I have been craving for some Momofuku Blueberry and Cream cookies lately, and I haven't made them again since the first time I had a go at Christina Tosi's recipe. I really loved the taste and texture of these cookies, which are crunchy on the outside with a soft chewy centre. I decided to use the same recipe and substitute the blueberries and milk crumbs with cranberries, white chocolate and crushed meringue. I also added some lemon zest and lemon essence for a little zing.
I had some leftover egg whites from last week, so I had used them to make some meringue drops, tinted with some pink food colouring just to make them look as sweet as they taste! I basically took some of these crispy meringues and lightly crushed them, and added them to the cookie dough along with the cranberries and white chocolate chips. I love this combination, and the meringue adds a little extra texture, with pockets of light, airy and crisp meringue that melts in your mouth. I especially enjoy the bits of golden caramelized white chocolate chips that sit on top of the cookies!
Cranberry White Chocolate and Meringue Cookies
Adapted from Momofuku Blueberry and Cream Cookies
- 2 1/2 cups all-purpose flour
- 1/4 teaspoon baking powder
- 1/8 teaspoon baking soda
- 2 teaspoons salt
- 1 cup unsalted butter
- 1 tsp lemon essence
- 1 tbsp grated lemon zest
- 1/2 cup plus 2 tablespoons caster sugar
- 1/2 cup plus 2 tablespoons light-brown sugar
- 1/4 cup glucose
- 1 large egg
- 3/4 cup dried cranberries
- 2/3 cup white chocolate chips
- 1/2 cup crushed meringues
- Line two baking sheets with parchment paper; set aside.

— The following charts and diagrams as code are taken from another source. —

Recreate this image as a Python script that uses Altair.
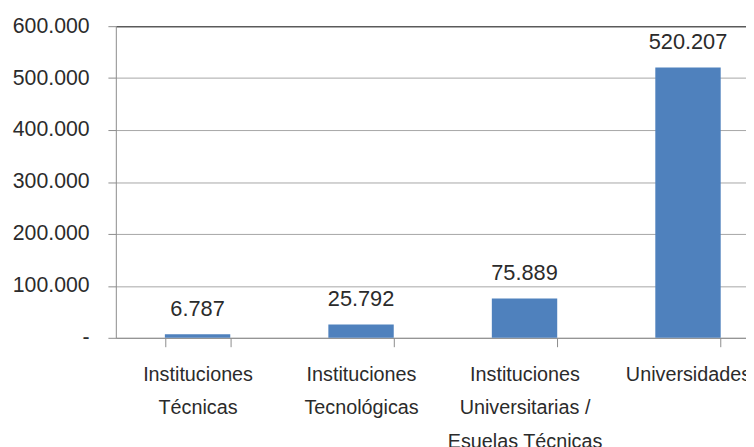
import altair as alt
import pandas as pd

# Data
categories = [
    "Instituciones|Técnicas",
    "Instituciones|Tecnológicas",
    "Instituciones|Universitarias /|Esuelas Técnicas",
    "Universidades",
]
values = [6787, 25792, 75889, 520207]
value_labels = ["6.787", "25.792", "75.889", "520.207"]
y_ticks = [0, 100000, 200000, 300000, 400000, 500000, 600000]

df = pd.DataFrame({"categoria": categories, "valor": values, "etiqueta": value_labels})

FONT = "Liberation Sans"
TXT = "#2b2b2b"
AXIS_GRAY = "#8C8C8C"

x_enc = alt.X(
    "categoria:N",
    sort=categories,
    title=None,
    scale=alt.Scale(range=[0, 661], paddingInner=0.6, paddingOuter=0.3),
    axis=alt.Axis(
        labelExpr="split(datum.label, '|')",
        labelAngle=0,
        tickBand="extent",
        tickSize=9,
        labelPadding=18,
        labelFontSize=20,
        labelLineHeight=34,
        labelOverlap=False,
        labelBaseline="top",
    ),
)

y_enc = alt.Y(
    "valor:Q",
    title=None,
    scale=alt.Scale(domain=[0, 600000]),
    axis=alt.Axis(
        values=y_ticks,
        labelExpr="datum.value == 0 ? '-\u00a0\u00a0' : format(datum.value / 1000, 'd') + '.000'",
        tickSize=8,
        labelPadding=19,
        labelFontSize=21.5,
        grid=True,
        gridColor={"condition": {"test": "datum.value === 600000", "value": "#5A5A5A"}, "value": "#A6A6A6"},
        gridWidth={"condition": {"test": "datum.value === 600000", "value": 1.6}, "value": 1},
    ),
)

bars = alt.Chart(df).mark_bar(color="#4F81BD").encode(x=x_enc, y=y_enc)

labels = alt.Chart(df).mark_text(
    dy=-18.5, baseline="alphabetic", font=FONT, fontSize=22, color=TXT
).encode(x=x_enc, y=y_enc, text="etiqueta:N")

chart = (
    alt.layer(bars, labels)
    .properties(
        width=637,
        height=315,
        padding={"left": 109, "top": 16, "right": 0, "bottom": 108},
        autosize=alt.AutoSizeParams(type="none"),
        background="white",
    )
    .configure_view(stroke=None)
    .configure_axis(
        labelFont=FONT,
        labelColor=TXT,
        domainColor=AXIS_GRAY,
        tickColor=AXIS_GRAY,
    )
)

chart.save("out.html", embed_options={"renderer": "svg", "actions": False})
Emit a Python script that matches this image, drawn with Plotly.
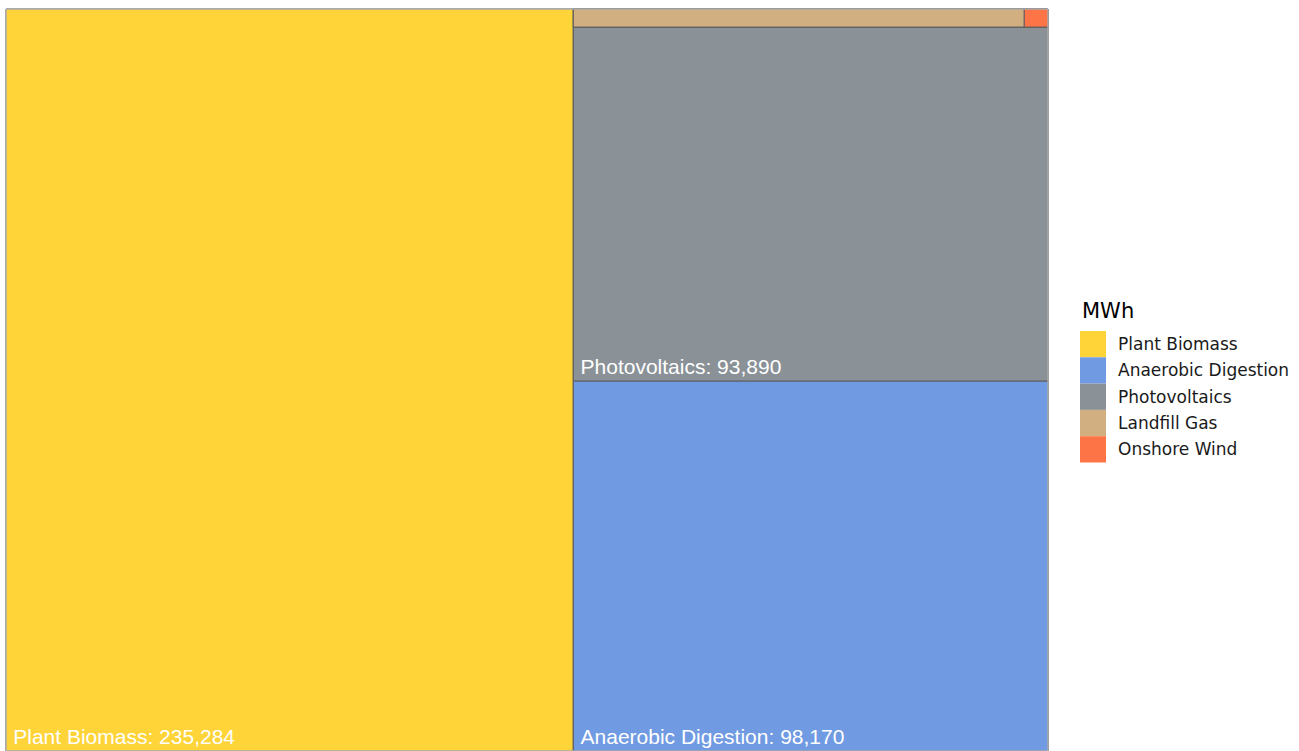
import plotly.graph_objects as go

# Electricity generation by source (MWh)
sources = ["Plant Biomass", "Anaerobic Digestion", "Photovoltaics", "Landfill Gas", "Onshore Wind"]
mwh = [235284, 98170, 93890, 4560, 240]
colors = ["#FED439", "#709AE1", "#8A9197", "#D2AF81", "#FD7446"]

W, H = 1299, 751
margin = dict(l=6, r=251, t=9, b=0)
plot_w = W - margin["l"] - margin["r"]
plot_h = H - margin["t"] - margin["b"]


def px_x(x):
    return (x - margin["l"]) / plot_w


def px_y(y):
    return 1 - (y - margin["t"]) / plot_h


# Grouping used only for tiling: the largest source fills the left column,
# the rest stack in the right column with the two smallest sharing a strip.
total = sum(mwh)
ids = ["all", "rest", "minor"] + sources
parents = ["", "all", "rest", "all", "rest", "rest", "minor", "minor"]
labels = ["", "", ""] + sources
values = [total, sum(mwh[1:]), sum(mwh[3:])] + mwh
tile_colors = ["white", "rgba(0,0,0,0)", "rgba(0,0,0,0)"] + colors
# tiles too small to hold a label stay unlabelled
texts = ["", "", ""] + [
    "\u2009%{label}: %{value:,}" if v / total > 0.05 else "" for v in mwh
]

fig = go.Figure(
    go.Treemap(
        ids=ids,
        labels=labels,
        parents=parents,
        values=values,
        branchvalues="total",
        marker=dict(colors=tile_colors, line=dict(color="#5e5e5e", width=1),
                    pad=dict(t=0, l=0, r=0, b=0)),
        texttemplate=texts,
        textposition="bottom left",
        textfont=dict(family="Liberation Sans, Arial, sans-serif", size=21, color="white"),
        tiling=dict(packing="slice-dice", flip="y", pad=0),
        pathbar=dict(visible=False),
        sort=True,
        hoverinfo="label+value",
    )
)

# light frame around the whole tile area
shapes = [dict(
    type="rect", xref="paper", yref="paper", x0=0, x1=1, y0=0, y1=1,
    line=dict(color="#cfcfcf", width=1), fillcolor="rgba(0,0,0,0)", layer="above",
)]

# Legend: title plus one colour key per source
annotations = [
    dict(
        x=px_x(1080), y=px_y(311), xref="paper", yref="paper",
        text="MWh", showarrow=False, xanchor="left", yanchor="middle",
        font=dict(family="DejaVu Sans", size=21, color="black"),
    )
]
key_size = 26.3
top = 331
for i, (name, col) in enumerate(zip(sources, colors)):
    y0 = top + i * key_size
    shapes.append(dict(
        type="rect", xref="paper", yref="paper",
        x0=px_x(1080), x1=px_x(1106), y0=px_y(y0), y1=px_y(y0 + key_size),
        fillcolor=col, line=dict(width=0),
    ))
    annotations.append(dict(
        x=px_x(1116), y=px_y(y0 + key_size / 2), xref="paper", yref="paper",
        text=name, showarrow=False, xanchor="left", yanchor="middle",
        font=dict(family="DejaVu Sans", size=17, color="#1a1a1a"),
    ))

fig.update_layout(
    width=W, height=H, margin=margin,
    paper_bgcolor="white", plot_bgcolor="white",
    shapes=shapes, annotations=annotations,
    showlegend=False,
)

fig.write_html("out.html")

- In a large bowl, mix together flour, baking powder, baking soda, and salt; set aside. In the bowl of an electric mixer fitted with the paddle attachment mix together butter, sugars, and glucose until well combined. Add lemon essence, lemon zest and egg and mix until well combined.
- Add flour mixture and mix until well combined. Add crabberries, chocolate chips and meringues and mix until well combined. Using an ice cream scoop about 2 1/8 inches in diameter, scoop dough into balls and place about 2 inches apart on prepared baking sheets.
- Preheat oven to 180C. Transfer baking sheets to refrigerator until dough is chilled, about 15 minutes. Transfer baking sheets to oven and bake, rotating pans halfway through baking, until cookies are golden brown and tops begin to crackle, about 15 minutes. Transfer cookies to a wire rack to cool.